§ **WHAT TO WORK ON**: Where a line of the listing below includes the word "chart", reproduce that line.

§ **DATA SECTION**:

•••••

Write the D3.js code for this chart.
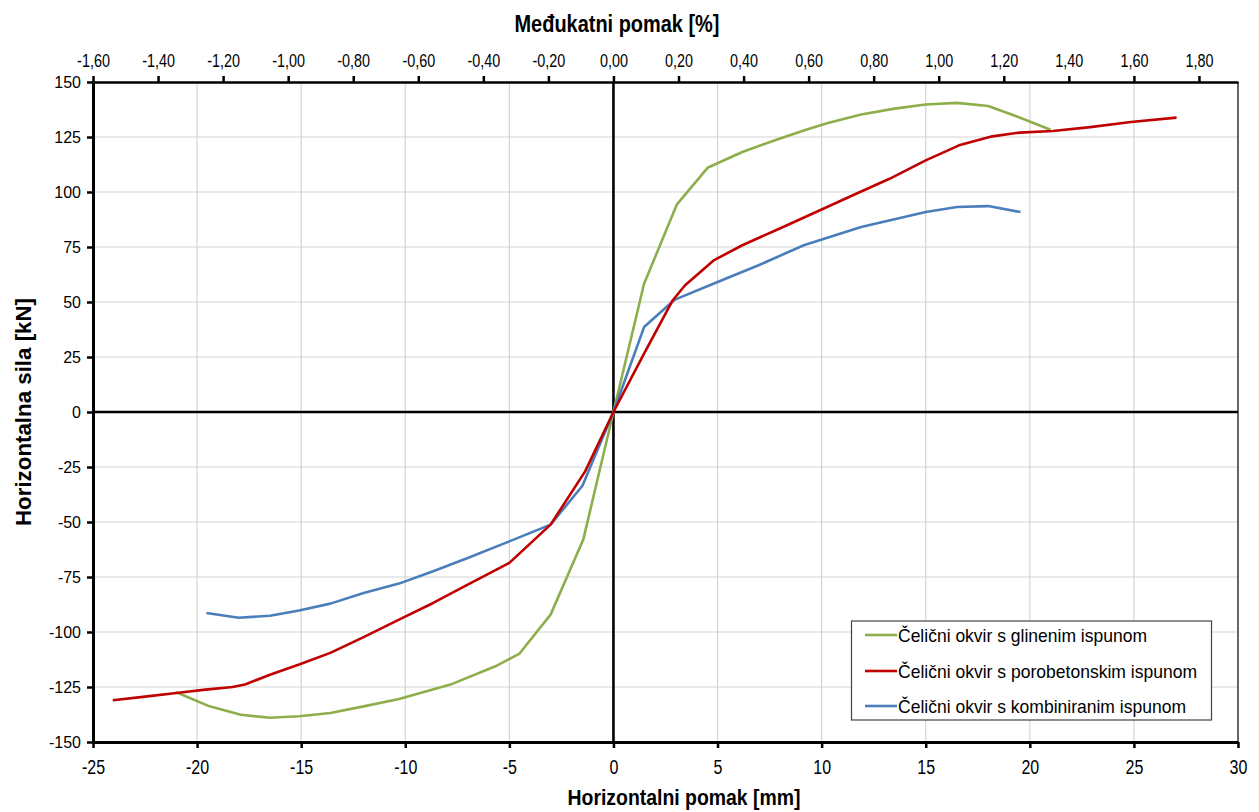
<!DOCTYPE html>
<html>
<head>
<meta charset="utf-8">
<script src="https://cdn.jsdelivr.net/npm/d3@7"></script>
<style>
  html, body { margin: 0; padding: 0; background: #fff; }
  svg { display: block; }
  text { font-family: "Liberation Sans", Arial, sans-serif; }
</style>
</head>
<body>
<svg id="chart" width="1259" height="812"></svg>
<script>
// ---------------- data ----------------
const seriesNames = [
  "Čelični okvir s glinenim ispunom",
  "Čelični okvir s porobetonskim ispunom",
  "Čelični okvir s kombiniranim ispunom"
];
const seriesColors = ["#8DAE4B", "#C00000", "#4A7EBB"];

const glineniX = [-21.0,-19.4,-17.9,-16.5,-15.1,-13.6,-12.0,-10.3,-7.83,-5.67,-4.51,-3.02,-1.45,0,1.47,3.05,4.52,6.19,7.76,9.14,10.3,11.9,13.5,15.0,16.5,18.0,19.35,21.0];
const glineniY = [-127.4,-133.8,-137.6,-139,-138.3,-136.8,-133.8,-130.5,-123.9,-115.6,-109.8,-92.1,-58,0,58.3,94.4,111,118.2,123.5,128,131.4,135.2,137.9,139.8,140.5,139.1,134.4,128.3];

const porobetonX = [-24.05,-22.6,-21.0,-19.6,-18.3,-17.7,-16.5,-15.1,-13.6,-12.0,-10.3,-8.66,-7.0,-5.0,-3.02,-1.36,0,1.47,2.85,3.44,4.81,6.19,8.15,9.92,11.5,13.26,15.0,16.6,18.2,19.5,21.1,22.9,24.85,27.05];
const porobetonY = [-131,-129.5,-127.7,-126.2,-125,-123.9,-119.4,-114.8,-109.5,-102.3,-94.4,-86.8,-78.5,-68.6,-51.2,-27,0,26.5,50.8,57.6,68.9,75.8,84.1,91.7,98.5,106,114.4,121.2,125.3,127,127.7,129.5,131.8,133.8];

const kombiniraniX = [-19.55,-18.0,-16.5,-15.1,-13.6,-12.0,-10.3,-8.66,-7.0,-5.0,-3.02,-1.49,0,1.47,2.95,5.0,6.97,9.14,11.9,15.0,16.5,18.0,19.55];
const kombiniraniY = [-91.4,-93.5,-92.6,-90.2,-87.1,-82.3,-78,-72.4,-66.4,-58.8,-51.2,-33.5,0,38.6,51.1,59.1,66.7,75.8,84.1,90.9,93.2,93.6,90.9];

const xTicks = [-25,-20,-15,-10,-5,0,5,10,15,20,25,30];
const yTicks = [-150,-125,-100,-75,-50,-25,0,25,50,75,100,125,150];
const topTicks = [-1.6,-1.4,-1.2,-1.0,-0.8,-0.6,-0.4,-0.2,0,0.2,0.4,0.6,0.8,1.0,1.2,1.4,1.6,1.8];
const mmPerPercent = 15.625;

const xTitle = "Horizontalni pomak [mm]";
const yTitle = "Horizontalna sila [kN]";
const topTitle = "Međukatni pomak [%]";

// ---------------- layout ----------------
const svg = d3.select("#chart");
const L = 93, R = 1238, T = 82, B = 742;
const NARROW = 0.8;

const x = d3.scaleLinear().domain([-25, 30]).range([L, R]);
const y = d3.scaleLinear().domain([-150, 150]).range([B, T]);
const xTop = d3.scaleLinear().domain([-25 / mmPerPercent, 30 / mmPerPercent]).range([L, R]);

const fmtComma = d => d3.format(".2f")(d).replace(".", ",").replace("−", "-");

// gridlines
const grid = svg.append("g");
grid.selectAll("line.v").data(xTicks.filter(d => d !== 0 && d !== -25 && d !== 30)).join("line")
  .attr("x1", d => x(d)).attr("x2", d => x(d)).attr("y1", T).attr("y2", B)
  .attr("stroke", "#d4d4d4").attr("stroke-width", 1.2);
grid.selectAll("line.h").data(yTicks.filter(d => d !== 0 && Math.abs(d) !== 150)).join("line")
  .attr("x1", L).attr("x2", R).attr("y1", d => y(d)).attr("y2", d => y(d))
  .attr("stroke", "#d4d4d4").attr("stroke-width", 1.2);

// right border
svg.append("line").attr("x1", R).attr("x2", R).attr("y1", T).attr("y2", B)
  .attr("stroke", "#333").attr("stroke-width", 1.5);

// zero lines
svg.append("line").attr("x1", L).attr("x2", R).attr("y1", y(0)).attr("y2", y(0))
  .attr("stroke", "#000").attr("stroke-width", 2.6);
svg.append("line").attr("x1", x(0)).attr("x2", x(0)).attr("y1", T).attr("y2", B)
  .attr("stroke", "#000").attr("stroke-width", 2.6);

// series
const series = [
  { name: seriesNames[0], color: seriesColors[0], xs: glineniX, ys: glineniY },
  { name: seriesNames[1], color: seriesColors[1], xs: porobetonX, ys: porobetonY },
  { name: seriesNames[2], color: seriesColors[2], xs: kombiniraniX, ys: kombiniraniY }
];
const line = d3.line().x(d => x(d[0])).y(d => y(d[1])).curve(d3.curveLinear);
const drawOrder = [0, 2, 1];
drawOrder.forEach(i => {
  const s = series[i];
  svg.append("path")
    .datum(s.xs.map((v, k) => [v, s.ys[k]]))
    .attr("fill", "none").attr("stroke", s.color).attr("stroke-width", 2.6)
    .attr("stroke-linejoin", "round").attr("stroke-linecap", "butt")
    .attr("d", line);
});

// axes
const axB = svg.append("g").attr("transform", `translate(0,${B})`)
  .call(d3.axisBottom(x).tickValues(xTicks).tickSize(6).tickSizeOuter(0).tickPadding(12).tickFormat(d => String(d)));
const axL = svg.append("g").attr("transform", `translate(${L},0)`)
  .call(d3.axisLeft(y).tickValues(yTicks).tickSize(6).tickSizeOuter(0).tickPadding(6).tickFormat(d => String(d)));
const axT = svg.append("g").attr("transform", `translate(0,${T})`)
  .call(d3.axisTop(xTop).tickValues(topTicks).tickSize(6).tickSizeOuter(0).tickPadding(9).tickFormat(fmtComma));

[axB, axL, axT].forEach(a => {
  a.attr("font-family", null);
  a.select(".domain").attr("stroke", "#000").attr("stroke-width", 3);
  a.selectAll(".tick line").attr("stroke", "#000").attr("stroke-width", 2.5);
  a.selectAll(".tick text").attr("fill", "#000");
});
axT.select(".domain").attr("stroke-width", 2.6);
axB.selectAll(".tick text").attr("font-size", 20).attr("transform", `scale(${NARROW},1)`);
axT.selectAll(".tick text").attr("font-size", 18).attr("transform", `scale(${NARROW},1)`);
axL.selectAll(".tick text").attr("font-size", 16);

// titles (condensed bold)
function narrowText(sel, txt, cx, cy, len, size, rotate) {
  const t = sel.append("text")
    .attr("transform", `translate(${cx},${cy})` + (rotate ? ` rotate(${rotate})` : ""))
    .attr("text-anchor", "middle").attr("font-weight", "bold").attr("font-size", size)
    .attr("textLength", len).attr("lengthAdjust", "spacingAndGlyphs")
    .attr("fill", "#000").text(txt);
  return t;
}
narrowText(svg, xTitle, 684, 805, 233, 22, 0);
narrowText(svg, topTitle, 617, 32, 205, 23, 0);
narrowText(svg, yTitle, 31, 412, 228, 22, -90);

// legend
const lg = svg.append("g");
lg.append("rect").attr("x", 851.5).attr("y", 621).attr("width", 360).attr("height", 99)
  .attr("fill", "#fff").attr("stroke", "#444").attr("stroke-width", 1.2);
const rowsY = [635, 671, 706];
const legendLens = [249, 299, 288];
series.forEach((s, i) => {
  lg.append("line").attr("x1", 865).attr("x2", 897).attr("y1", rowsY[i]).attr("y2", rowsY[i])
    .attr("stroke", s.color).attr("stroke-width", 2.6);
  lg.append("text").attr("x", 898).attr("y", rowsY[i])
    .attr("dy", "0.35em").attr("font-size", 19).attr("fill", "#000")
    .attr("textLength", legendLens[i]).attr("lengthAdjust", "spacingAndGlyphs")
    .text(s.name);
});
</script>
</body>
</html>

•••••

§ **COMPLETED TASK**:
Write the D3.js code for this chart.
<svg id="chart" width="1259" height="812"></svg>
const svg = d3.select("#chart");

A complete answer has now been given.